## DIRECTION
Pictures in the data below are not part of the copy; transcribe everything else exactly.

— Start MATERIAL PROVIDED —

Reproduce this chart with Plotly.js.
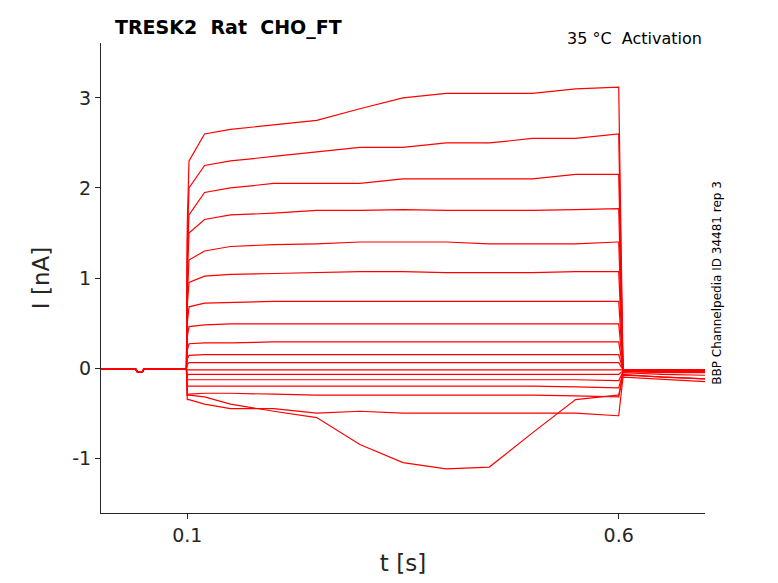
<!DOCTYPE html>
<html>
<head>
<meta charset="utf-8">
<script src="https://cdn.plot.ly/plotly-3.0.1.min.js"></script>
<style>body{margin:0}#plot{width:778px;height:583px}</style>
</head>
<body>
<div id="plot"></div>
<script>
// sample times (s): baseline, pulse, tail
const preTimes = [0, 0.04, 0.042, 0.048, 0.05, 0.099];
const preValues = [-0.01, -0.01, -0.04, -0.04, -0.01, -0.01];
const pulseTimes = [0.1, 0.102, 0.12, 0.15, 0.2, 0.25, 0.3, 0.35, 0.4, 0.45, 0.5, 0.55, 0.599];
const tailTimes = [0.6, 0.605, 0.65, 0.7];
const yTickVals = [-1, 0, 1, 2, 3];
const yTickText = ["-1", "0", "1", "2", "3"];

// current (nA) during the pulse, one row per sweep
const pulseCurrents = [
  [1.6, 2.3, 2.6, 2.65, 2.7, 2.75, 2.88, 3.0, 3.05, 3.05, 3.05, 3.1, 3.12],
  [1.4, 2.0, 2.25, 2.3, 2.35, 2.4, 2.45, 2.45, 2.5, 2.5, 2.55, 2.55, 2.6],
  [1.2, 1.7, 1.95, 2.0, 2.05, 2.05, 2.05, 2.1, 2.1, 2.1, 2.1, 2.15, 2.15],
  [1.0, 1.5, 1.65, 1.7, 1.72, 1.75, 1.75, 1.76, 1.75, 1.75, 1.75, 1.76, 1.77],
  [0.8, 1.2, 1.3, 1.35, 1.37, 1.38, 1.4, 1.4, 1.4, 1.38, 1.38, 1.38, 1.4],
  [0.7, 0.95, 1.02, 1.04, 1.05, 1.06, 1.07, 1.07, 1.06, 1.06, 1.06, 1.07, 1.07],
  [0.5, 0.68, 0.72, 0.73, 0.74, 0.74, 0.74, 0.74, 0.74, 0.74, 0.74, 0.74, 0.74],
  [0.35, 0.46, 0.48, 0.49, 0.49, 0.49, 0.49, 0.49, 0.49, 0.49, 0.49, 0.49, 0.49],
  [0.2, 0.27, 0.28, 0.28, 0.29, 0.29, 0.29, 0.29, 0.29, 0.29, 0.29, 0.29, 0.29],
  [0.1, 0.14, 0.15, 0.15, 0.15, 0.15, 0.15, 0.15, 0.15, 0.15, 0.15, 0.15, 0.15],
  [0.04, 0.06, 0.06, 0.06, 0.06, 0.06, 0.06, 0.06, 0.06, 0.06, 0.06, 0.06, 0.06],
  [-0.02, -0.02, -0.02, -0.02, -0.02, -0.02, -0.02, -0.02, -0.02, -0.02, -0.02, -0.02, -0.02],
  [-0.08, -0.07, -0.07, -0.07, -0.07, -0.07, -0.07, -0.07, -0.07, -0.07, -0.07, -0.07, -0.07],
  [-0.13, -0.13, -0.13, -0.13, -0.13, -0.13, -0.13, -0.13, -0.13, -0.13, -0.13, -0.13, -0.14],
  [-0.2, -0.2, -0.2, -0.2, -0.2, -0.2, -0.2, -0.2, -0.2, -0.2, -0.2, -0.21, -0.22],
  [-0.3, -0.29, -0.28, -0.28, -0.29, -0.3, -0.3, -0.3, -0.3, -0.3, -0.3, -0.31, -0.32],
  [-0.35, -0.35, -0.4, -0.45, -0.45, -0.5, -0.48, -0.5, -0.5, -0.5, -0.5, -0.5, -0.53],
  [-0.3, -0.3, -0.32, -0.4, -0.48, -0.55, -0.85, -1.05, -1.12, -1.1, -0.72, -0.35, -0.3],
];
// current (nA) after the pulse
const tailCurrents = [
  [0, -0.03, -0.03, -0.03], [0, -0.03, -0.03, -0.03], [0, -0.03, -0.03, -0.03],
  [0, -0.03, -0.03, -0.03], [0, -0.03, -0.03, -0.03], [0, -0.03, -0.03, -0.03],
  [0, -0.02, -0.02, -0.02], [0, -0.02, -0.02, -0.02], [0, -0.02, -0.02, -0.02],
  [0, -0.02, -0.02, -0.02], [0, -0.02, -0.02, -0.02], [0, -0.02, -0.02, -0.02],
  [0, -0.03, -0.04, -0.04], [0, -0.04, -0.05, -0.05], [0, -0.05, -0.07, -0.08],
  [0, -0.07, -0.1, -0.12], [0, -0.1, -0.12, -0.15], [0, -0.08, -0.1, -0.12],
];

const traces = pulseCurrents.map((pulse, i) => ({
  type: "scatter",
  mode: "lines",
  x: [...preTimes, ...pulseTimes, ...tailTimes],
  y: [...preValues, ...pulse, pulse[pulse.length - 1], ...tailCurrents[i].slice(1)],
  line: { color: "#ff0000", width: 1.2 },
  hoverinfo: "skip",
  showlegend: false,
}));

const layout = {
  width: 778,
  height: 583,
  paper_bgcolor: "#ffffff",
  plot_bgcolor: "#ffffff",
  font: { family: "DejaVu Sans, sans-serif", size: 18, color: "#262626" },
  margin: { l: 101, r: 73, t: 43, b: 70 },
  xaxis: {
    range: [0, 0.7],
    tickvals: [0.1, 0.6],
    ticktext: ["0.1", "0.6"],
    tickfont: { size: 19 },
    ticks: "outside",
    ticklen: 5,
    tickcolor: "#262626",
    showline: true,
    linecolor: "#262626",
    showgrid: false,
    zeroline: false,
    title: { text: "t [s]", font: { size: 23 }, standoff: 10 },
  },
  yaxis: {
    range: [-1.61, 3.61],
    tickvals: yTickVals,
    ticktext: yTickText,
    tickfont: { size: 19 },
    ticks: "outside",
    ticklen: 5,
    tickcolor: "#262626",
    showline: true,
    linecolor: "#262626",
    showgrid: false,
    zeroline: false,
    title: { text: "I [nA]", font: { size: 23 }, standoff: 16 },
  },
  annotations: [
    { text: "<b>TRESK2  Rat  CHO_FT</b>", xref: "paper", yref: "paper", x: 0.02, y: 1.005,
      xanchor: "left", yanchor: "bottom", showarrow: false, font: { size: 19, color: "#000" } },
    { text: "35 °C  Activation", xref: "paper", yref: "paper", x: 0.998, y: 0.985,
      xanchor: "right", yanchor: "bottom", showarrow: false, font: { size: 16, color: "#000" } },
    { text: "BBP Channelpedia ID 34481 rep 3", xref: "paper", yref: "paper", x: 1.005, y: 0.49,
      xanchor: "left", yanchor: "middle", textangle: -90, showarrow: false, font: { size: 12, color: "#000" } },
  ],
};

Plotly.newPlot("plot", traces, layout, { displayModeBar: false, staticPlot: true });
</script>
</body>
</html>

— End MATERIAL PROVIDED —

## FULL OUTPUT
Reproduce this chart with Plotly.js.
<!DOCTYPE html>
<html>
<head>
<meta charset="utf-8">
<script src="https://cdn.plot.ly/plotly-3.0.1.min.js"></script>
<style>body{margin:0}#plot{width:778px;height:583px}</style>
</head>
<body>
<div id="plot"></div>
<script>
// sample times (s): baseline, pulse, tail
const preTimes = [0, 0.04, 0.042, 0.048, 0.05, 0.099];
const preValues = [-0.01, -0.01, -0.04, -0.04, -0.01, -0.01];
const pulseTimes = [0.1, 0.102, 0.12, 0.15, 0.2, 0.25, 0.3, 0.35, 0.4, 0.45, 0.5, 0.55, 0.599];
const tailTimes = [0.6, 0.605, 0.65, 0.7];
const yTickVals = [-1, 0, 1, 2, 3];
const yTickText = ["-1", "0", "1", "2", "3"];

// current (nA) during the pulse, one row per sweep
const pulseCurrents = [
  [1.6, 2.3, 2.6, 2.65, 2.7, 2.75, 2.88, 3.0, 3.05, 3.05, 3.05, 3.1, 3.12],
  [1.4, 2.0, 2.25, 2.3, 2.35, 2.4, 2.45, 2.45, 2.5, 2.5, 2.55, 2.55, 2.6],
  [1.2, 1.7, 1.95, 2.0, 2.05, 2.05, 2.05, 2.1, 2.1, 2.1, 2.1, 2.15, 2.15],
  [1.0, 1.5, 1.65, 1.7, 1.72, 1.75, 1.75, 1.76, 1.75, 1.75, 1.75, 1.76, 1.77],
  [0.8, 1.2, 1.3, 1.35, 1.37, 1.38, 1.4, 1.4, 1.4, 1.38, 1.38, 1.38, 1.4],
  [0.7, 0.95, 1.02, 1.04, 1.05, 1.06, 1.07, 1.07, 1.06, 1.06, 1.06, 1.07, 1.07],
  [0.5, 0.68, 0.72, 0.73, 0.74, 0.74, 0.74, 0.74, 0.74, 0.74, 0.74, 0.74, 0.74],
  [0.35, 0.46, 0.48, 0.49, 0.49, 0.49, 0.49, 0.49, 0.49, 0.49, 0.49, 0.49, 0.49],
  [0.2, 0.27, 0.28, 0.28, 0.29, 0.29, 0.29, 0.29, 0.29, 0.29, 0.29, 0.29, 0.29],
  [0.1, 0.14, 0.15, 0.15, 0.15, 0.15, 0.15, 0.15, 0.15, 0.15, 0.15, 0.15, 0.15],
  [0.04, 0.06, 0.06, 0.06, 0.06, 0.06, 0.06, 0.06, 0.06, 0.06, 0.06, 0.06, 0.06],
  [-0.02, -0.02, -0.02, -0.02, -0.02, -0.02, -0.02, -0.02, -0.02, -0.02, -0.02, -0.02, -0.02],
  [-0.08, -0.07, -0.07, -0.07, -0.07, -0.07, -0.07, -0.07, -0.07, -0.07, -0.07, -0.07, -0.07],
  [-0.13, -0.13, -0.13, -0.13, -0.13, -0.13, -0.13, -0.13, -0.13, -0.13, -0.13, -0.13, -0.14],
  [-0.2, -0.2, -0.2, -0.2, -0.2, -0.2, -0.2, -0.2, -0.2, -0.2, -0.2, -0.21, -0.22],
  [-0.3, -0.29, -0.28, -0.28, -0.29, -0.3, -0.3, -0.3, -0.3, -0.3, -0.3, -0.31, -0.32],
  [-0.35, -0.35, -0.4, -0.45, -0.45, -0.5, -0.48, -0.5, -0.5, -0.5, -0.5, -0.5, -0.53],
  [-0.3, -0.3, -0.32, -0.4, -0.48, -0.55, -0.85, -1.05, -1.12, -1.1, -0.72, -0.35, -0.3],
];
// current (nA) after the pulse
const tailCurrents = [
  [0, -0.03, -0.03, -0.03], [0, -0.03, -0.03, -0.03], [0, -0.03, -0.03, -0.03],
  [0, -0.03, -0.03, -0.03], [0, -0.03, -0.03, -0.03], [0, -0.03, -0.03, -0.03],
  [0, -0.02, -0.02, -0.02], [0, -0.02, -0.02, -0.02], [0, -0.02, -0.02, -0.02],
  [0, -0.02, -0.02, -0.02], [0, -0.02, -0.02, -0.02], [0, -0.02, -0.02, -0.02],
  [0, -0.03, -0.04, -0.04], [0, -0.04, -0.05, -0.05], [0, -0.05, -0.07, -0.08],
  [0, -0.07, -0.1, -0.12], [0, -0.1, -0.12, -0.15], [0, -0.08, -0.1, -0.12],
];

const traces = pulseCurrents.map((pulse, i) => ({
  type: "scatter",
  mode: "lines",
  x: [...preTimes, ...pulseTimes, ...tailTimes],
  y: [...preValues, ...pulse, pulse[pulse.length - 1], ...tailCurrents[i].slice(1)],
  line: { color: "#ff0000", width: 1.2 },
  hoverinfo: "skip",
  showlegend: false,
}));

const layout = {
  width: 778,
  height: 583,
  paper_bgcolor: "#ffffff",
  plot_bgcolor: "#ffffff",
  font: { family: "DejaVu Sans, sans-serif", size: 18, color: "#262626" },
  margin: { l: 101, r: 73, t: 43, b: 70 },
  xaxis: {
    range: [0, 0.7],
    tickvals: [0.1, 0.6],
    ticktext: ["0.1", "0.6"],
    tickfont: { size: 19 },
    ticks: "outside",
    ticklen: 5,
    tickcolor: "#262626",
    showline: true,
    linecolor: "#262626",
    showgrid: false,
    zeroline: false,
    title: { text: "t [s]", font: { size: 23 }, standoff: 10 },
  },
  yaxis: {
    range: [-1.61, 3.61],
    tickvals: yTickVals,
    ticktext: yTickText,
    tickfont: { size: 19 },
    ticks: "outside",
    ticklen: 5,
    tickcolor: "#262626",
    showline: true,
    linecolor: "#262626",
    showgrid: false,
    zeroline: false,
    title: { text: "I [nA]", font: { size: 23 }, standoff: 16 },
  },
  annotations: [
    { text: "<b>TRESK2  Rat  CHO_FT</b>", xref: "paper", yref: "paper", x: 0.02, y: 1.005,
      xanchor: "left", yanchor: "bottom", showarrow: false, font: { size: 19, color: "#000" } },
    { text: "35 °C  Activation", xref: "paper", yref: "paper", x: 0.998, y: 0.985,
      xanchor: "right", yanchor: "bottom", showarrow: false, font: { size: 16, color: "#000" } },
    { text: "BBP Channelpedia ID 34481 rep 3", xref: "paper", yref: "paper", x: 1.005, y: 0.49,
      xanchor: "left", yanchor: "middle", textangle: -90, showarrow: false, font: { size: 12, color: "#000" } },
  ],
};

Plotly.newPlot("plot", traces, layout, { displayModeBar: false, staticPlot: true });
</script>
</body>
</html>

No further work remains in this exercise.